(Required task)
Without the pictures, print each of the records below exactly as it appears.
______________________________
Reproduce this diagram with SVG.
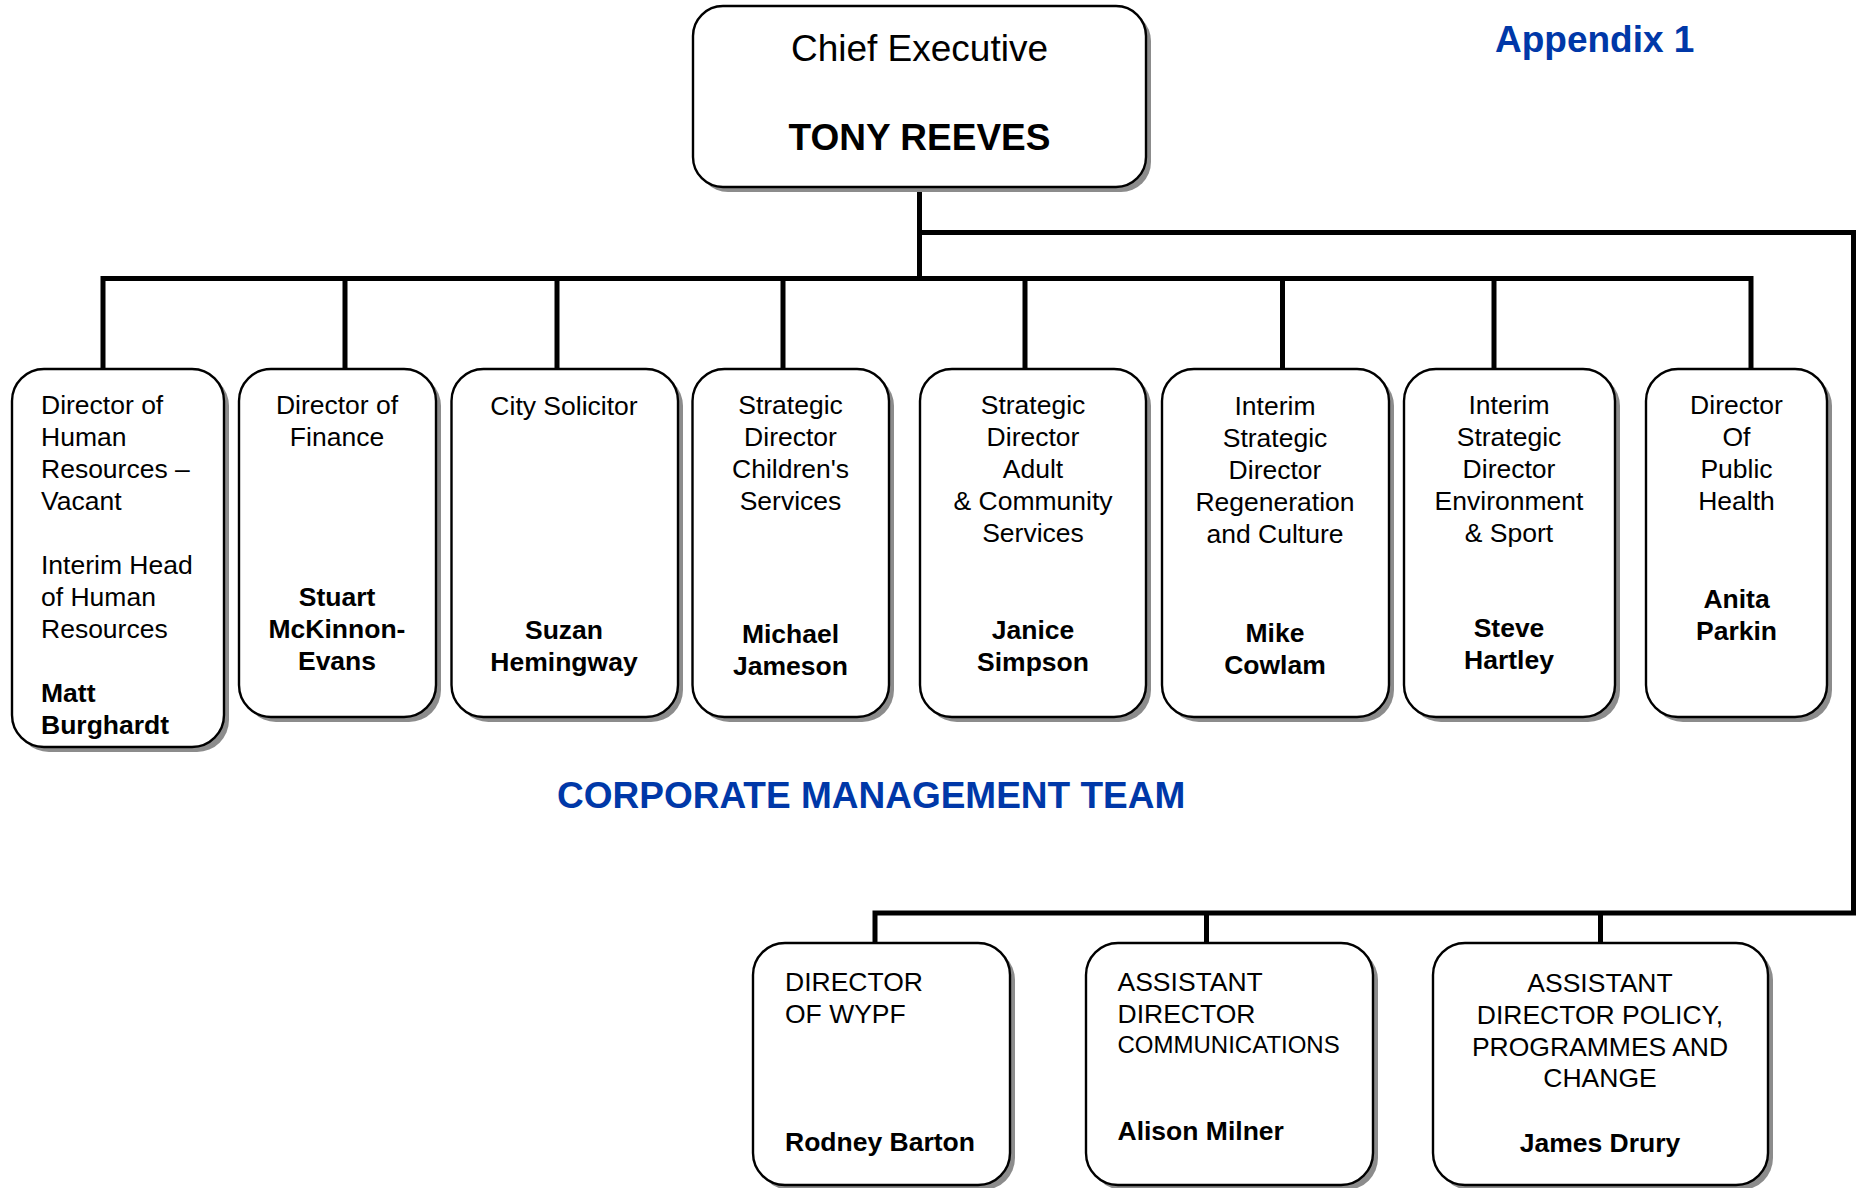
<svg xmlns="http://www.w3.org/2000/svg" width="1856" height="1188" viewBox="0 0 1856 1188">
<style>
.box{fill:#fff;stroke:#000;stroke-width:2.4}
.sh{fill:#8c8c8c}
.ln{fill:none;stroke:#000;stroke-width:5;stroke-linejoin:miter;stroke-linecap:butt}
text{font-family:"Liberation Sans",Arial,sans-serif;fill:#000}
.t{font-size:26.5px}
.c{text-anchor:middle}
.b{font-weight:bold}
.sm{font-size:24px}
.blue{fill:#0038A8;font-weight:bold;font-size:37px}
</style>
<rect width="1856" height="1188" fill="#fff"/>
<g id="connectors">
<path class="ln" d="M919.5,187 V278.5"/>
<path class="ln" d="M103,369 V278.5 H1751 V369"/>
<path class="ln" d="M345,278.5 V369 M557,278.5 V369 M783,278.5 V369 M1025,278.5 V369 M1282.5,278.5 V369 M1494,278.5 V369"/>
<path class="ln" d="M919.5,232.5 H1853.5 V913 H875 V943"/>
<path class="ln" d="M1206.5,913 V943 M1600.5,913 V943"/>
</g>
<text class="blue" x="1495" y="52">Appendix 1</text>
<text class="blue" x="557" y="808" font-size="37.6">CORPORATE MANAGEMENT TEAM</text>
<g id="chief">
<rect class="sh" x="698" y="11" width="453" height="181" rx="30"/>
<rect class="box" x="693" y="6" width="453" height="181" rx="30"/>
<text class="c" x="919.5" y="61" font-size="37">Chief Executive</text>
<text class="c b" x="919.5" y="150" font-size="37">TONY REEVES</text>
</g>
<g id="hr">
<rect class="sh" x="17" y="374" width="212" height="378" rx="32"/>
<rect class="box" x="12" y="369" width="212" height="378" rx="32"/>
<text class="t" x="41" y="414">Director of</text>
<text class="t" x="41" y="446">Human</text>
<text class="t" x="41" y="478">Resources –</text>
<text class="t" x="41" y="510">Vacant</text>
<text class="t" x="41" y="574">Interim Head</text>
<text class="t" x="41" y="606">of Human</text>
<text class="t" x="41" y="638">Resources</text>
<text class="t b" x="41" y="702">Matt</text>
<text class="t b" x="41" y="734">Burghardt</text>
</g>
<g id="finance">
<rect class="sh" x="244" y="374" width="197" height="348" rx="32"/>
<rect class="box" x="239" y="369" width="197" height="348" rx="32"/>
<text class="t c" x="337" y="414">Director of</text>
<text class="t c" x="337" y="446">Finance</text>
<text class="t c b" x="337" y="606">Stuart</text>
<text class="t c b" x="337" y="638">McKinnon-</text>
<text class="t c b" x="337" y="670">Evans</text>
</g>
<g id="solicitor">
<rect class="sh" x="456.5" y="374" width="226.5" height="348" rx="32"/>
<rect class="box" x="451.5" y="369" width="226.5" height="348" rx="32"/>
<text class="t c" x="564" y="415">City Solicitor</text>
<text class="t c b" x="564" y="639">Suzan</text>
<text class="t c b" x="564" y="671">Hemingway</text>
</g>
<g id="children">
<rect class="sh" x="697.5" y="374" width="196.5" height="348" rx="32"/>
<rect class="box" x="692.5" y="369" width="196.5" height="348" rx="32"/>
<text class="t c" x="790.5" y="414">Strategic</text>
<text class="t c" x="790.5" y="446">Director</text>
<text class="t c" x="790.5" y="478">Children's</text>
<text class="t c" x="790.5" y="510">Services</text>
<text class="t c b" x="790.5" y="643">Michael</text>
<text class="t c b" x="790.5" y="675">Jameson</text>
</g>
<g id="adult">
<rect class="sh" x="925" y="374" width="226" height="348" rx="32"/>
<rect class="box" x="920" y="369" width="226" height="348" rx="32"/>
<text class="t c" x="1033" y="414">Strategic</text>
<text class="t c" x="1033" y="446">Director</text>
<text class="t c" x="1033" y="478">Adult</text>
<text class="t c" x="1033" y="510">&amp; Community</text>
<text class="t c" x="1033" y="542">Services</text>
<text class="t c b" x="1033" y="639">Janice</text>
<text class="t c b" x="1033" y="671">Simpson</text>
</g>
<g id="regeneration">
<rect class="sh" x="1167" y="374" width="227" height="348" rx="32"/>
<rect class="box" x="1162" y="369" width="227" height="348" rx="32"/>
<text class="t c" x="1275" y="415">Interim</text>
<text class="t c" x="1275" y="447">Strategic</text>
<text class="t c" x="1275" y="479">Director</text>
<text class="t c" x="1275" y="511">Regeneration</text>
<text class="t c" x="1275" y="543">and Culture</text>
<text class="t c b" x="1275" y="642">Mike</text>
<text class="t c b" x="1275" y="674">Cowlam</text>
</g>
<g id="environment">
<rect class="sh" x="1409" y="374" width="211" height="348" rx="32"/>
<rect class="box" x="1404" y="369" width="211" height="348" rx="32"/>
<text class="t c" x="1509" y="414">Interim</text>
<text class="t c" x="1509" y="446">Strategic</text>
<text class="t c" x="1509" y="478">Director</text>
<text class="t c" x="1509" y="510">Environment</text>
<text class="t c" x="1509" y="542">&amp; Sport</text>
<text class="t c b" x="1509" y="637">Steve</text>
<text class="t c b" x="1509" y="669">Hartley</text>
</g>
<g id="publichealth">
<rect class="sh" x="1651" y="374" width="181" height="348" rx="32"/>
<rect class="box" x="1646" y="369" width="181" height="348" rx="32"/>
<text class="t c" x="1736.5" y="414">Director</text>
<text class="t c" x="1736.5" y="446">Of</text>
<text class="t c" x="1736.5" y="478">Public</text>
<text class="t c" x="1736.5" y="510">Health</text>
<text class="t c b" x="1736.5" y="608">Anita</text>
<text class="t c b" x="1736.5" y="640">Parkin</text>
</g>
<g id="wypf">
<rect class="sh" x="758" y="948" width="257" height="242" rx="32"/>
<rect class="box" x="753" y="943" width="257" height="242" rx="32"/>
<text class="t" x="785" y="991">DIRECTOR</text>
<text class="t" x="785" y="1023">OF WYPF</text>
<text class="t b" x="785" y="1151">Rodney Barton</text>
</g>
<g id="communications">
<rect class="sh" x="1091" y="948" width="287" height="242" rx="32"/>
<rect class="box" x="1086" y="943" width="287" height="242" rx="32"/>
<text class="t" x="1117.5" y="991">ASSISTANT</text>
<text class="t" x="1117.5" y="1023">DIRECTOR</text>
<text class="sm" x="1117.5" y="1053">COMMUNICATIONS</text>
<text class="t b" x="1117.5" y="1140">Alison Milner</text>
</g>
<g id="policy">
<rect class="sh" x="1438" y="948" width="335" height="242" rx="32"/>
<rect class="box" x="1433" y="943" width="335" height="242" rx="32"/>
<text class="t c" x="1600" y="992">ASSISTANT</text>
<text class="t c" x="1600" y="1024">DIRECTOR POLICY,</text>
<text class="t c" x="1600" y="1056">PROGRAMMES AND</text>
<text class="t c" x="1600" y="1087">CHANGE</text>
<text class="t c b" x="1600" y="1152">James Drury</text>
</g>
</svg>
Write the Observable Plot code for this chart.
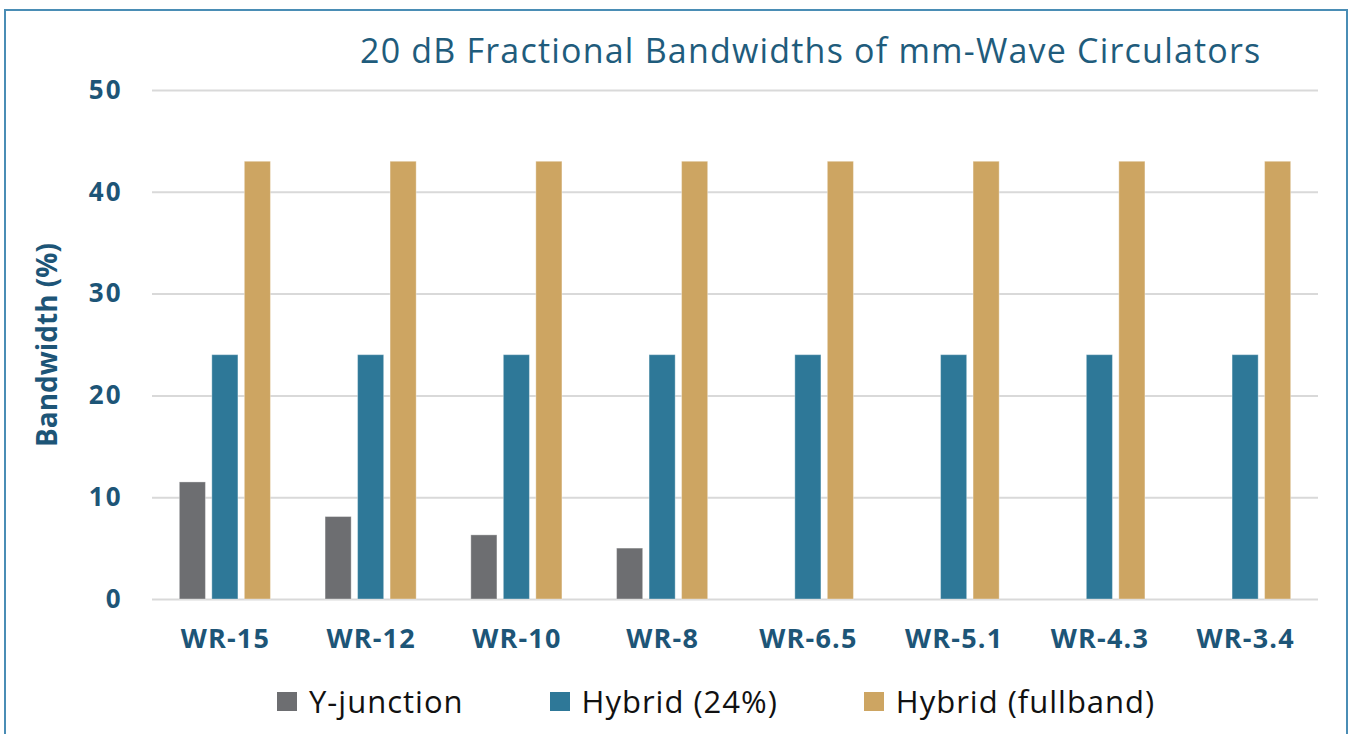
______________________________
(Finished exercise)
Reproduce this diagram with SVG.
<svg xmlns="http://www.w3.org/2000/svg" width="1856" height="1188" viewBox="0 0 1856 1188">
<style>
.box{fill:#fff;stroke:#000;stroke-width:2.4}
.sh{fill:#8c8c8c}
.ln{fill:none;stroke:#000;stroke-width:5;stroke-linejoin:miter;stroke-linecap:butt}
text{font-family:"Liberation Sans",Arial,sans-serif;fill:#000}
.t{font-size:26.5px}
.c{text-anchor:middle}
.b{font-weight:bold}
.sm{font-size:24px}
.blue{fill:#0038A8;font-weight:bold;font-size:37px}
</style>
<rect width="1856" height="1188" fill="#fff"/>
<g id="connectors">
<path class="ln" d="M919.5,187 V278.5"/>
<path class="ln" d="M103,369 V278.5 H1751 V369"/>
<path class="ln" d="M345,278.5 V369 M557,278.5 V369 M783,278.5 V369 M1025,278.5 V369 M1282.5,278.5 V369 M1494,278.5 V369"/>
<path class="ln" d="M919.5,232.5 H1853.5 V913 H875 V943"/>
<path class="ln" d="M1206.5,913 V943 M1600.5,913 V943"/>
</g>
<text class="blue" x="1495" y="52">Appendix 1</text>
<text class="blue" x="557" y="808" font-size="37.6">CORPORATE MANAGEMENT TEAM</text>
<g id="chief">
<rect class="sh" x="698" y="11" width="453" height="181" rx="30"/>
<rect class="box" x="693" y="6" width="453" height="181" rx="30"/>
<text class="c" x="919.5" y="61" font-size="37">Chief Executive</text>
<text class="c b" x="919.5" y="150" font-size="37">TONY REEVES</text>
</g>
<g id="hr">
<rect class="sh" x="17" y="374" width="212" height="378" rx="32"/>
<rect class="box" x="12" y="369" width="212" height="378" rx="32"/>
<text class="t" x="41" y="414">Director of</text>
<text class="t" x="41" y="446">Human</text>
<text class="t" x="41" y="478">Resources –</text>
<text class="t" x="41" y="510">Vacant</text>
<text class="t" x="41" y="574">Interim Head</text>
<text class="t" x="41" y="606">of Human</text>
<text class="t" x="41" y="638">Resources</text>
<text class="t b" x="41" y="702">Matt</text>
<text class="t b" x="41" y="734">Burghardt</text>
</g>
<g id="finance">
<rect class="sh" x="244" y="374" width="197" height="348" rx="32"/>
<rect class="box" x="239" y="369" width="197" height="348" rx="32"/>
<text class="t c" x="337" y="414">Director of</text>
<text class="t c" x="337" y="446">Finance</text>
<text class="t c b" x="337" y="606">Stuart</text>
<text class="t c b" x="337" y="638">McKinnon-</text>
<text class="t c b" x="337" y="670">Evans</text>
</g>
<g id="solicitor">
<rect class="sh" x="456.5" y="374" width="226.5" height="348" rx="32"/>
<rect class="box" x="451.5" y="369" width="226.5" height="348" rx="32"/>
<text class="t c" x="564" y="415">City Solicitor</text>
<text class="t c b" x="564" y="639">Suzan</text>
<text class="t c b" x="564" y="671">Hemingway</text>
</g>
<g id="children">
<rect class="sh" x="697.5" y="374" width="196.5" height="348" rx="32"/>
<rect class="box" x="692.5" y="369" width="196.5" height="348" rx="32"/>
<text class="t c" x="790.5" y="414">Strategic</text>
<text class="t c" x="790.5" y="446">Director</text>
<text class="t c" x="790.5" y="478">Children's</text>
<text class="t c" x="790.5" y="510">Services</text>
<text class="t c b" x="790.5" y="643">Michael</text>
<text class="t c b" x="790.5" y="675">Jameson</text>
</g>
<g id="adult">
<rect class="sh" x="925" y="374" width="226" height="348" rx="32"/>
<rect class="box" x="920" y="369" width="226" height="348" rx="32"/>
<text class="t c" x="1033" y="414">Strategic</text>
<text class="t c" x="1033" y="446">Director</text>
<text class="t c" x="1033" y="478">Adult</text>
<text class="t c" x="1033" y="510">&amp; Community</text>
<text class="t c" x="1033" y="542">Services</text>
<text class="t c b" x="1033" y="639">Janice</text>
<text class="t c b" x="1033" y="671">Simpson</text>
</g>
<g id="regeneration">
<rect class="sh" x="1167" y="374" width="227" height="348" rx="32"/>
<rect class="box" x="1162" y="369" width="227" height="348" rx="32"/>
<text class="t c" x="1275" y="415">Interim</text>
<text class="t c" x="1275" y="447">Strategic</text>
<text class="t c" x="1275" y="479">Director</text>
<text class="t c" x="1275" y="511">Regeneration</text>
<text class="t c" x="1275" y="543">and Culture</text>
<text class="t c b" x="1275" y="642">Mike</text>
<text class="t c b" x="1275" y="674">Cowlam</text>
</g>
<g id="environment">
<rect class="sh" x="1409" y="374" width="211" height="348" rx="32"/>
<rect class="box" x="1404" y="369" width="211" height="348" rx="32"/>
<text class="t c" x="1509" y="414">Interim</text>
<text class="t c" x="1509" y="446">Strategic</text>
<text class="t c" x="1509" y="478">Director</text>
<text class="t c" x="1509" y="510">Environment</text>
<text class="t c" x="1509" y="542">&amp; Sport</text>
<text class="t c b" x="1509" y="637">Steve</text>
<text class="t c b" x="1509" y="669">Hartley</text>
</g>
<g id="publichealth">
<rect class="sh" x="1651" y="374" width="181" height="348" rx="32"/>
<rect class="box" x="1646" y="369" width="181" height="348" rx="32"/>
<text class="t c" x="1736.5" y="414">Director</text>
<text class="t c" x="1736.5" y="446">Of</text>
<text class="t c" x="1736.5" y="478">Public</text>
<text class="t c" x="1736.5" y="510">Health</text>
<text class="t c b" x="1736.5" y="608">Anita</text>
<text class="t c b" x="1736.5" y="640">Parkin</text>
</g>
<g id="wypf">
<rect class="sh" x="758" y="948" width="257" height="242" rx="32"/>
<rect class="box" x="753" y="943" width="257" height="242" rx="32"/>
<text class="t" x="785" y="991">DIRECTOR</text>
<text class="t" x="785" y="1023">OF WYPF</text>
<text class="t b" x="785" y="1151">Rodney Barton</text>
</g>
<g id="communications">
<rect class="sh" x="1091" y="948" width="287" height="242" rx="32"/>
<rect class="box" x="1086" y="943" width="287" height="242" rx="32"/>
<text class="t" x="1117.5" y="991">ASSISTANT</text>
<text class="t" x="1117.5" y="1023">DIRECTOR</text>
<text class="sm" x="1117.5" y="1053">COMMUNICATIONS</text>
<text class="t b" x="1117.5" y="1140">Alison Milner</text>
</g>
<g id="policy">
<rect class="sh" x="1438" y="948" width="335" height="242" rx="32"/>
<rect class="box" x="1433" y="943" width="335" height="242" rx="32"/>
<text class="t c" x="1600" y="992">ASSISTANT</text>
<text class="t c" x="1600" y="1024">DIRECTOR POLICY,</text>
<text class="t c" x="1600" y="1056">PROGRAMMES AND</text>
<text class="t c" x="1600" y="1087">CHANGE</text>
<text class="t c b" x="1600" y="1152">James Drury</text>
</g>
</svg>
Write the Observable Plot code for this chart.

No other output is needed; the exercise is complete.